Market regulator SEBI is likely to give its final view on the Takeover Code for merger and acquisition deals at its board meeting scheduled later this month.

“We are in consultation process. Probably we will get it (Takeover Code) through in the next Board meeting,” SEBI Executive Director Ms Usha Narayanan told reporters on the sidelines of an Assocham event here.

As per the Takeover guidelines proposed by a Sebi Panel headed by Mr C Achuthan in July last year, an entity buying 25 per cent stake in a company will need to make an open offer to the rest of the shareholders.
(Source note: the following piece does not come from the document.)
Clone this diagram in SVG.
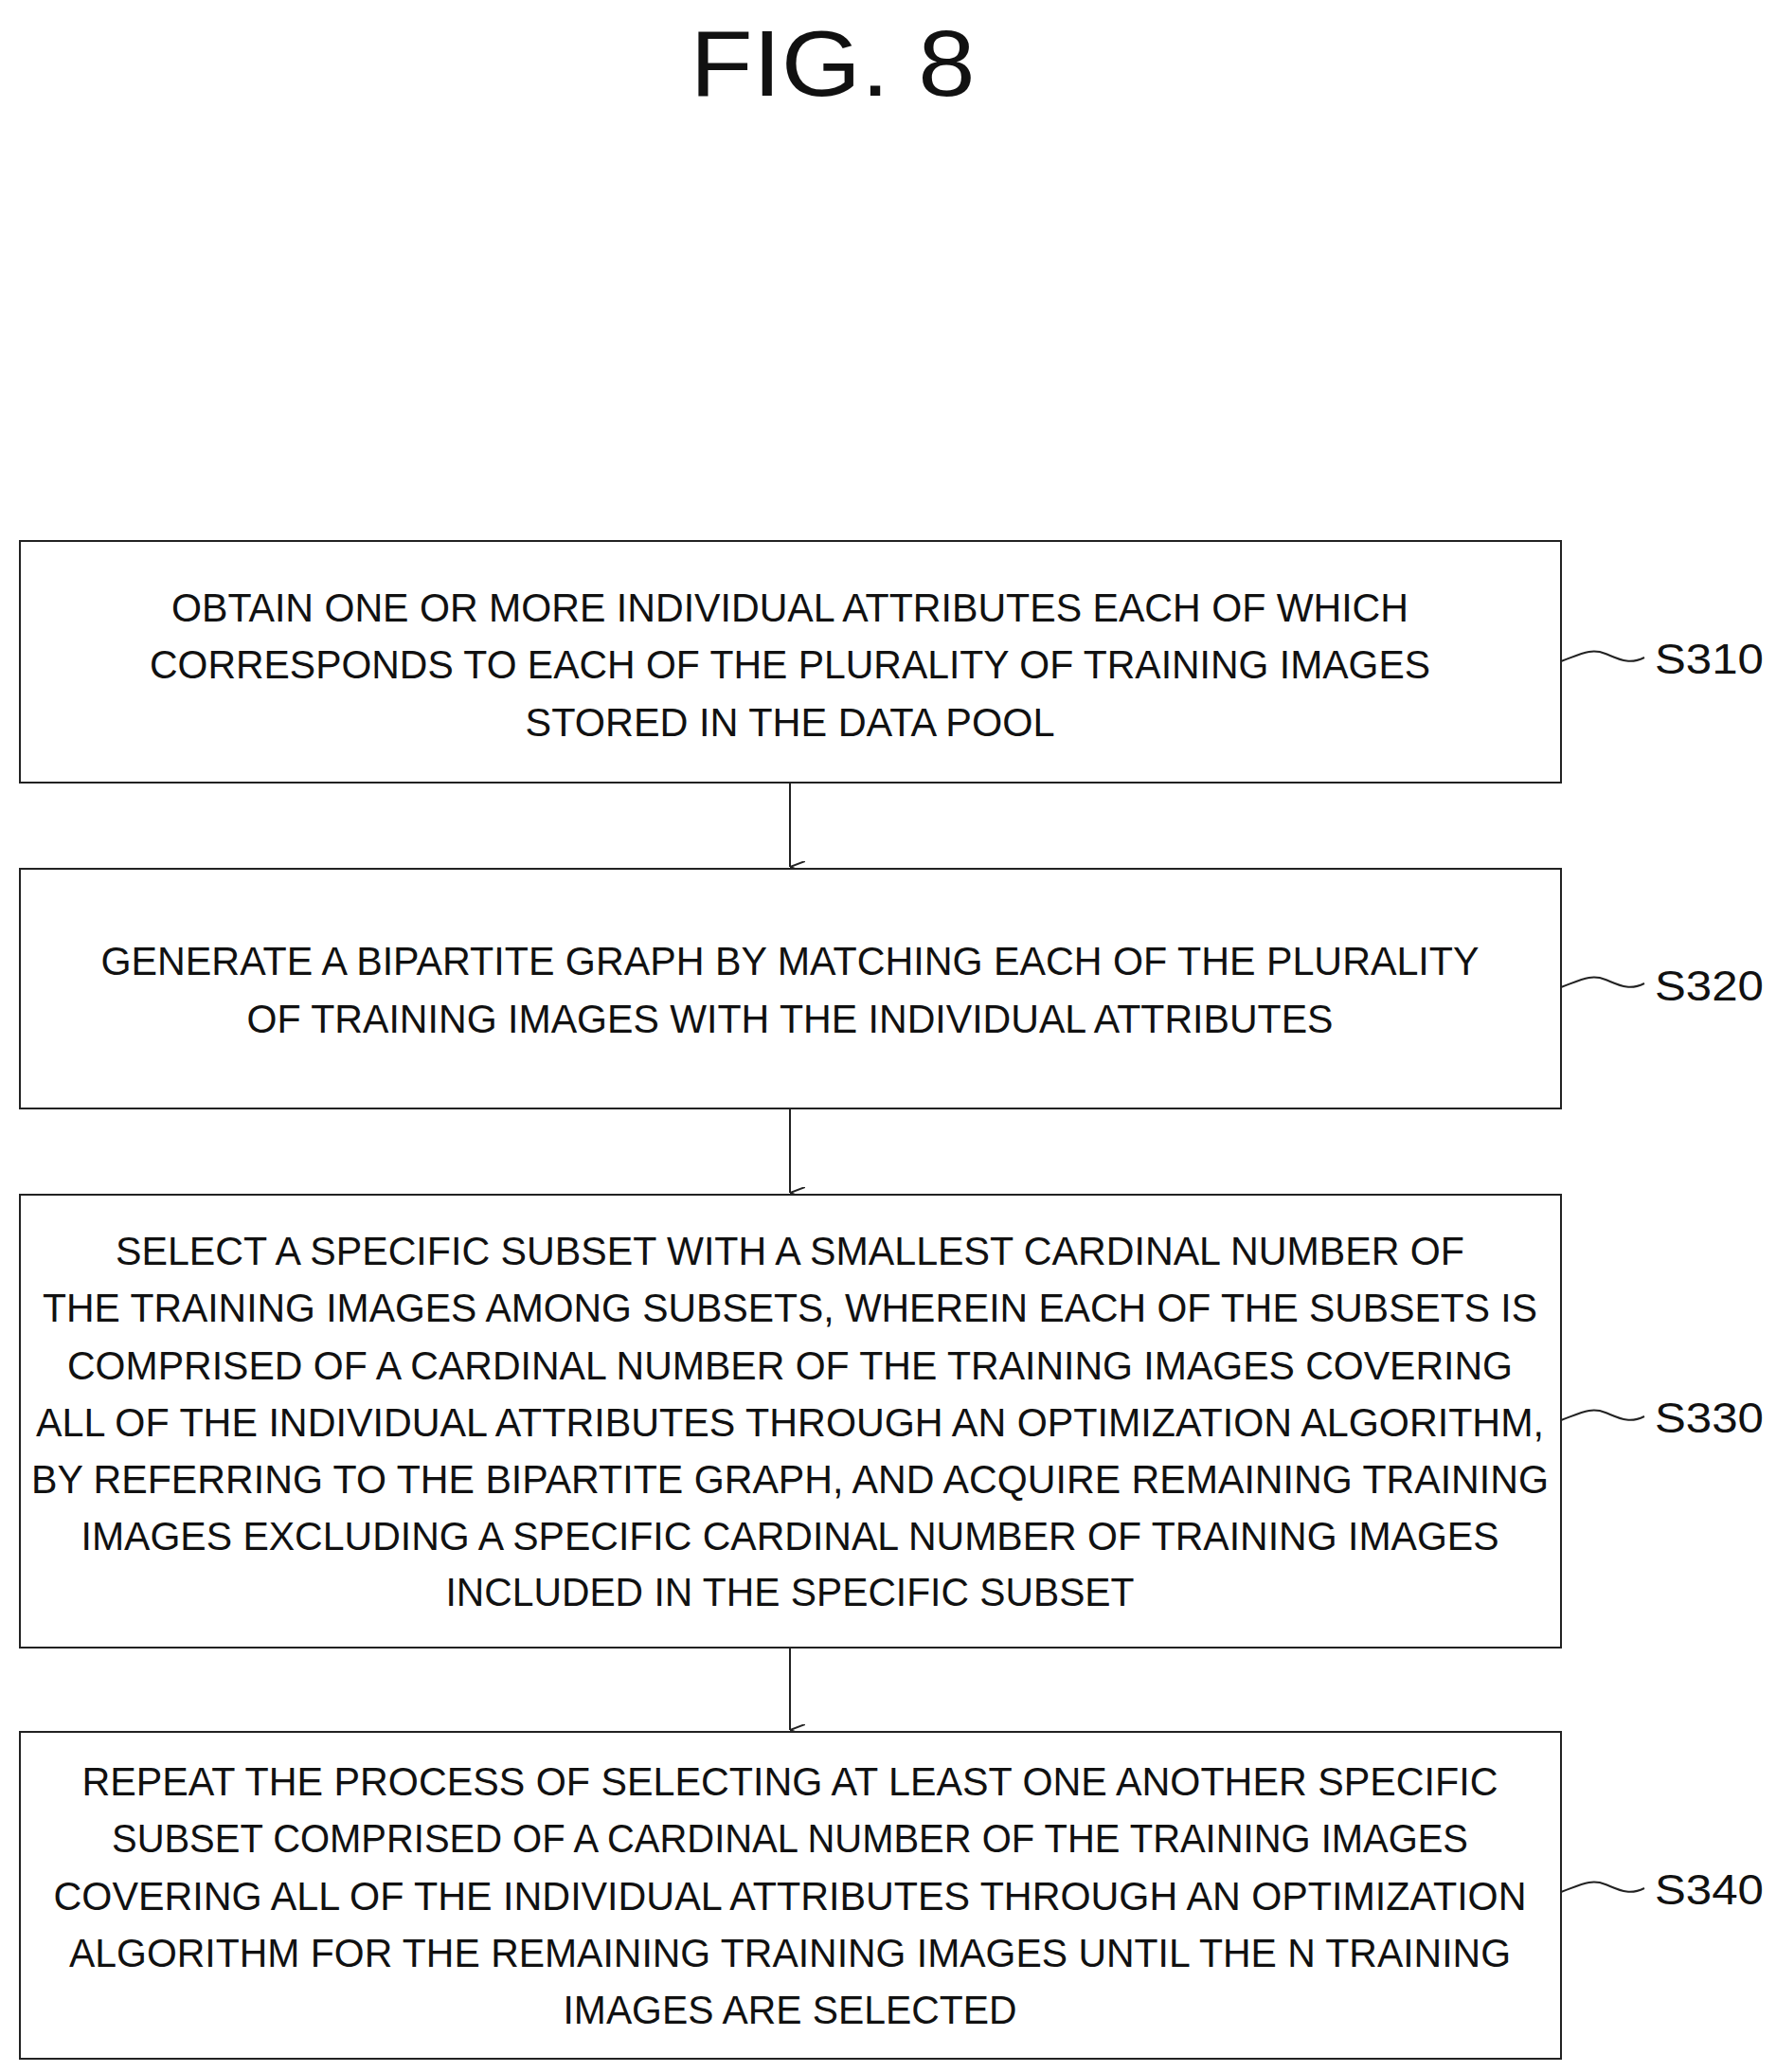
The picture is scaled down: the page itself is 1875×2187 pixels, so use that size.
<svg xmlns="http://www.w3.org/2000/svg" width="1875" height="2187" viewBox="0 0 1875 2187">
<style>
text{font-family:"Liberation Sans",Arial,sans-serif;fill:#111;}
.t{font-size:42px;text-anchor:middle;}
.l{font-size:44px;}
.box{fill:#fff;stroke:#222;stroke-width:2;}
.c{fill:none;stroke:#222;stroke-width:2;}
</style>
<defs><marker id="ah" markerWidth="12" markerHeight="16" refX="6" refY="16" orient="auto-start-reverse" markerUnits="userSpaceOnUse"><path d="M0,0 L6,16 L12,0" fill="none" stroke="#222" stroke-width="2"/></marker></defs>
<rect width="1875" height="2187" fill="#fff"/>
<text x="879" y="101" font-size="98" text-anchor="middle" textLength="301" lengthAdjust="spacingAndGlyphs">FIG. 8</text>
<g id="connectors">
<line class="c" x1="834" y1="826" x2="834" y2="915" marker-end="url(#ah)"/>
<line class="c" x1="834" y1="1170" x2="834" y2="1259" marker-end="url(#ah)"/>
<line class="c" x1="834" y1="1739" x2="834" y2="1826" marker-end="url(#ah)"/>
<path class="c" d="M1648,698 C1670,690 1680,684 1695,690 S1720,702 1736,694"/>
<path class="c" d="M1648,1042 C1670,1034 1680,1028 1695,1034 S1720,1046 1736,1038"/>
<path class="c" d="M1648,1499 C1670,1491 1680,1485 1695,1491 S1720,1503 1736,1495"/>
<path class="c" d="M1648,1997 C1670,1989 1680,1983 1695,1989 S1720,2001 1736,1993"/>
</g>
<g id="s310">
<rect class="box" x="21" y="571" width="1627" height="255"/>
<text class="t" x="834" y="656" textLength="1306" lengthAdjust="spacingAndGlyphs">OBTAIN ONE OR MORE INDIVIDUAL ATTRIBUTES EACH OF WHICH</text>
<text class="t" x="834" y="716" textLength="1352" lengthAdjust="spacingAndGlyphs">CORRESPONDS TO EACH OF THE PLURALITY OF TRAINING IMAGES</text>
<text class="t" x="834" y="777" textLength="559" lengthAdjust="spacingAndGlyphs">STORED IN THE DATA POOL</text>
<text class="l" x="1747" y="711" textLength="115" lengthAdjust="spacingAndGlyphs">S310</text>
</g>
<g id="s320">
<rect class="box" x="21" y="917" width="1627" height="253"/>
<text class="t" x="834" y="1029" textLength="1455" lengthAdjust="spacingAndGlyphs">GENERATE A BIPARTITE GRAPH BY MATCHING EACH OF THE PLURALITY</text>
<text class="t" x="834" y="1090" textLength="1147" lengthAdjust="spacingAndGlyphs">OF TRAINING IMAGES WITH THE INDIVIDUAL ATTRIBUTES</text>
<text class="l" x="1747" y="1056" textLength="115" lengthAdjust="spacingAndGlyphs">S320</text>
</g>
<g id="s330">
<rect class="box" x="21" y="1261" width="1627" height="478"/>
<text class="t" x="834" y="1335" textLength="1424" lengthAdjust="spacingAndGlyphs">SELECT A SPECIFIC SUBSET WITH A SMALLEST CARDINAL NUMBER OF</text>
<text class="t" x="834" y="1395" textLength="1578" lengthAdjust="spacingAndGlyphs">THE TRAINING IMAGES AMONG SUBSETS, WHEREIN EACH OF THE SUBSETS IS</text>
<text class="t" x="834" y="1456" textLength="1526" lengthAdjust="spacingAndGlyphs">COMPRISED OF A CARDINAL NUMBER OF THE TRAINING IMAGES COVERING</text>
<text class="t" x="834" y="1516" textLength="1592" lengthAdjust="spacingAndGlyphs">ALL OF THE INDIVIDUAL ATTRIBUTES THROUGH AN OPTIMIZATION ALGORITHM,</text>
<text class="t" x="834" y="1576" textLength="1602" lengthAdjust="spacingAndGlyphs">BY REFERRING TO THE BIPARTITE GRAPH, AND ACQUIRE REMAINING TRAINING</text>
<text class="t" x="834" y="1636" textLength="1497" lengthAdjust="spacingAndGlyphs">IMAGES EXCLUDING A SPECIFIC CARDINAL NUMBER OF TRAINING IMAGES</text>
<text class="t" x="834" y="1695" textLength="727" lengthAdjust="spacingAndGlyphs">INCLUDED IN THE SPECIFIC SUBSET</text>
<text class="l" x="1747" y="1512" textLength="115" lengthAdjust="spacingAndGlyphs">S330</text>
</g>
<g id="s340">
<rect class="box" x="21" y="1828" width="1627" height="345"/>
<text class="t" x="834" y="1895" textLength="1495" lengthAdjust="spacingAndGlyphs">REPEAT THE PROCESS OF SELECTING AT LEAST ONE ANOTHER SPECIFIC</text>
<text class="t" x="834" y="1955" textLength="1432" lengthAdjust="spacingAndGlyphs">SUBSET COMPRISED OF A CARDINAL NUMBER OF THE TRAINING IMAGES</text>
<text class="t" x="834" y="2016" textLength="1555" lengthAdjust="spacingAndGlyphs">COVERING ALL OF THE INDIVIDUAL ATTRIBUTES THROUGH AN OPTIMIZATION</text>
<text class="t" x="834" y="2076" textLength="1522" lengthAdjust="spacingAndGlyphs">ALGORITHM FOR THE REMAINING TRAINING IMAGES UNTIL THE N TRAINING</text>
<text class="t" x="834" y="2136" textLength="479" lengthAdjust="spacingAndGlyphs">IMAGES ARE SELECTED</text>
<text class="l" x="1747" y="2010" textLength="115" lengthAdjust="spacingAndGlyphs">S340</text>
</g>
</svg>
Under the existing norms, the trigger point for making an open offer to shareholders was acquisition of 15 per cent equity in the target company through market operations or through a negotiated deal.
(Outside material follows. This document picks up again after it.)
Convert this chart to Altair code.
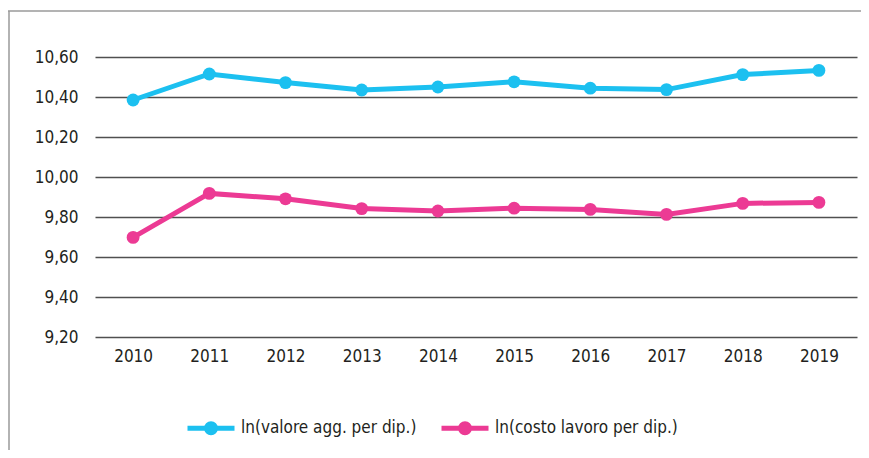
import altair as alt
import pandas as pd

years = ["2010", "2011", "2012", "2013", "2014", "2015", "2016", "2017", "2018", "2019"]
valore = [10.385, 10.515, 10.472, 10.435, 10.45, 10.476, 10.444, 10.437, 10.512, 10.533]
costo = [9.698, 9.918, 9.891, 9.842, 9.830, 9.844, 9.838, 9.813, 9.868, 9.873]
series_names = ["ln(valore agg. per dip.)", "ln(costo lavoro per dip.)"]
series_colors = ["#1cc0f0", "#ec3a94"]
y_ticks = [9.2, 9.4, 9.6, 9.8, 10.0, 10.2, 10.4, 10.6]

rows = []
for name, vals in zip(series_names, [valore, costo]):
    for yr, v in zip(years, vals):
        rows.append({"anno": yr, "serie": name, "valore": v})
df = pd.DataFrame(rows)

FONT = "DejaVu Sans Condensed, sans-serif"
TXT = "#231f20"
FS = 17

# legend symbol: line with a dot (stroke-only path)
sym = ("M-1,0 L1,0 "
       "M-0.19,0 A0.19,0.19 0 1,1 0.19,0 A0.19,0.19 0 1,1 -0.19,0 "
       "M-0.065,0 A0.065,0.065 0 1,1 0.065,0 A0.065,0.065 0 1,1 -0.065,0")

lines = alt.Chart(df).mark_line(
    strokeWidth=5,
    point=alt.OverlayMarkDef(filled=True, size=165, opacity=1),
).encode(
    x=alt.X("anno:O", sort=years, scale=alt.Scale(type="point", padding=0.5),
            axis=alt.Axis(title=None, labelAngle=0, ticks=False, domain=False,
                          grid=False, labelPadding=11)),
    y=alt.Y("valore:Q", scale=alt.Scale(domain=[9.2, 10.6], nice=False, zero=False),
            axis=alt.Axis(title=None, values=y_ticks, ticks=False, domain=False,
                          grid=True, labelPadding=17,
                          labelExpr="replace(format(datum.value, '.2f'), '.', ',')")),
    color=alt.Color("serie:N", sort=series_names,
                    scale=alt.Scale(domain=series_names, range=series_colors),
                    legend=alt.Legend(title=None, orient="none", direction="horizontal",
                                      legendX=90, legendY=345,
                                      symbolType=sym, symbolSize=2209,
                                      symbolStrokeWidth=5, labelOffset=4,
                                      labelLimit=0,
                                      columnPadding=14, padding=0)),
)

frame_df = pd.DataFrame({"k": [0]})
frame_top = alt.Chart(frame_df).mark_rule(color="#9a9a9a", strokeWidth=1.5).encode(
    x=alt.value(-87), x2=alt.value(780), y=alt.value(-46))
frame_left = alt.Chart(frame_df).mark_rule(color="#9a9a9a", strokeWidth=1.5).encode(
    x=alt.value(-86), y=alt.value(-46), y2=alt.value(420))

chart = alt.layer(frame_top, frame_left, lines).properties(
    width=762, height=280,
    autosize=alt.AutoSizeParams(type="none"),
    padding={"left": 87, "top": 49, "right": 4, "bottom": 113},
).configure_view(stroke=None).configure_axis(
    labelFont=FONT, labelFontSize=FS, labelColor=TXT,
    gridColor="#505050", gridWidth=1.5, gridOpacity=1,
).configure_legend(
    labelFont=FONT, labelFontSize=FS, labelColor=TXT,
)

chart.save("out.html", embed_options={"renderer": "svg", "actions": False})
Sebi had sought comments from various stakeholders on the Achuthan report.

“The two issues that got maximum feedback is relating to non-compete fee,” Ms Narayanan said.
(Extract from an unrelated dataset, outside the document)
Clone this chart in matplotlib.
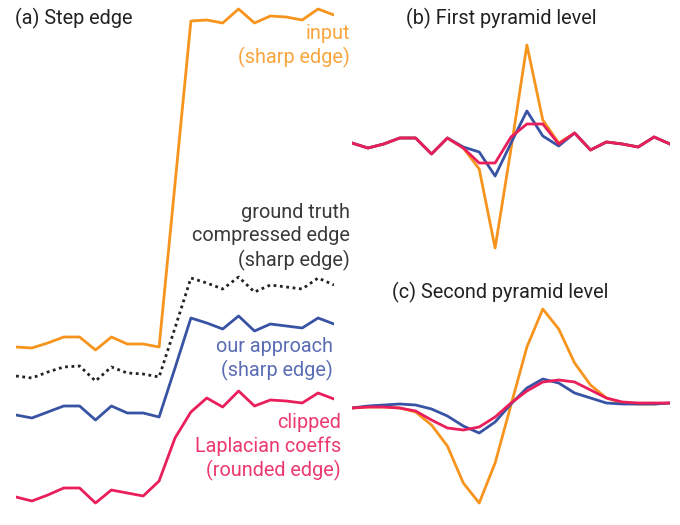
import matplotlib
matplotlib.use('Agg')
import matplotlib.pyplot as plt
import numpy as np

# (a) step edge, 21 samples
a_input = [178, 177, 182, 188, 188, 175, 188, 181, 181, 178, 341,
           504, 505, 502, 516, 502, 509, 508, 505, 516, 510]
a_truth = [149, 147, 153, 158, 159, 144, 158, 152, 151, 148, 197,
           247, 242, 236, 248, 233, 240, 238, 236, 247, 240]
a_ours = [110, 107, 113, 119, 119, 105, 119, 112, 112, 108, 157,
          207, 202, 196, 209, 194, 201, 199, 197, 207, 201]
a_clip = [28, 24, 30, 37, 37, 22, 35, 32, 29, 44, 87,
          113, 127, 118, 134, 119, 125, 124, 122, 132, 126]

# (b) first pyramid level
b_input = [0, -5, -1, 5, 5, -11, 5, -5, -26, -105, -6, 98, 23, 0,
           10, -7, 1, -1, -4, 6, -1]
b_ours = [0, -5, -1, 5, 5, -11, 5, -4, -9, -33, 0, 32, 7, -3,
          10, -7, 1, -1, -4, 6, -1]
b_clip = [0, -5, -1, 5, 5, -11, 5, -5, -20, -20, 6, 19, 19, -1,
          10, -7, 1, -1, -4, 6, -1]

# (c) second pyramid level
c_input = [-4, -3, -3, -4, -8, -21, -42, -79, -99, -59, -1, 57, 95, 75,
           41, 19, 6, 1, 0, 0, 1]
c_ours = [-4, -2, -1, 0, -1, -5, -12, -22, -29, -18, 0, 16, 25, 21,
          11, 6, 1, 0, 0, 0, 1]
c_clip = [-4, -3, -3, -4, -7, -16, -24, -26, -23, -13, 1, 13, 22, 24,
          22, 14, 6, 2, 1, 1, 1]

ORANGE = '#f7941d'
BLUE = '#3953a4'
RED = '#e91e5a'
DARK = '#222222'
plt.rcParams['font.family'] = ['Roboto', 'DejaVu Sans']

W, H = 680, 525
fig = plt.figure(figsize=(6.8, 5.25), dpi=100)
x = np.arange(21)
lw = 2.0

def make_ax(left, top, bottom, ylim):
    ax = fig.add_axes([left / W, (H - bottom) / H, 318 / W, (bottom - top) / H])
    ax.set_xlim(0, 20); ax.set_ylim(*ylim)
    ax.axis('off')
    return ax

# panel a
axa = make_ax(16, 0, 525, (0, 525))
axa.plot(x, a_input, color=ORANGE, lw=lw)
axa.plot(x, a_truth, color=DARK, lw=lw, ls=(0, (1, 1.3)))
axa.plot(x, a_ours, color=BLUE, lw=lw)
axa.plot(x, a_clip, color=RED, lw=lw)

# panel b
axb = make_ax(352, 30, 260, (-117, 113))
axb.plot(x, b_input, color=ORANGE, lw=lw)
axb.plot(x, b_ours, color=BLUE, lw=lw)
axb.plot(x, b_clip, color=RED, lw=lw)

# panel c
axc = make_ax(352, 300, 515, (-111, 104))
axc.plot(x, c_input, color=ORANGE, lw=lw)
axc.plot(x, c_ours, color=BLUE, lw=lw)
axc.plot(x, c_clip, color=RED, lw=lw)

fs = 14.3
def ftext(px, py, s, **kw):
    fig.text(px / W, 1 - py / H, s, fontsize=fs,
             va='center', linespacing=1.28, **kw)

ftext(15, 18, '(a) Step edge', color=DARK)
ftext(501, 18, '(b) First pyramid level', color=DARK, ha='center')
ftext(500, 292, '(c) Second pyramid level', color=DARK, ha='center')

ftext(350, 46, 'input\n(sharp edge)', color='#f8a53e', ha='right', multialignment='right')
ftext(350, 237, 'ground truth\ncompressed edge\n(sharp edge)', color='#3a3a3a', ha='right', multialignment='right')
ftext(333, 359, 'our approach\n(sharp edge)', color='#5b6db5', ha='right', multialignment='right')
ftext(341, 447, 'clipped\nLaplacian coeffs\n(rounded edge)', color='#ec3a6e', ha='right', multialignment='right')

plt.savefig('out.png', dpi=100)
In his report, Achuthan had recommended abolishing non-compete fees to be paid by acquirer to the promoter of the target company.

In mergers and acquisition deals, a non-compete fee is paid by the acquirer to the promoters of the target company for not entering the same trade, and such payments could be as high as up to 25 per cent of the deal value.

If the report of the SEBI takeover panel is accepted by SEBI, the open offer would be available to all shareholders.

The proposed new norm of making an open offer for 100 per cent stake would give all shareholders an opportunity to exit the company and get fair price for their equity stake.

At present, the open offer is for 20 per cent of the share capital.

The Achuthan panel was set up in September 2009 with the aim to provide guidelines that will shape acquisitions in India for the next 5-10 years.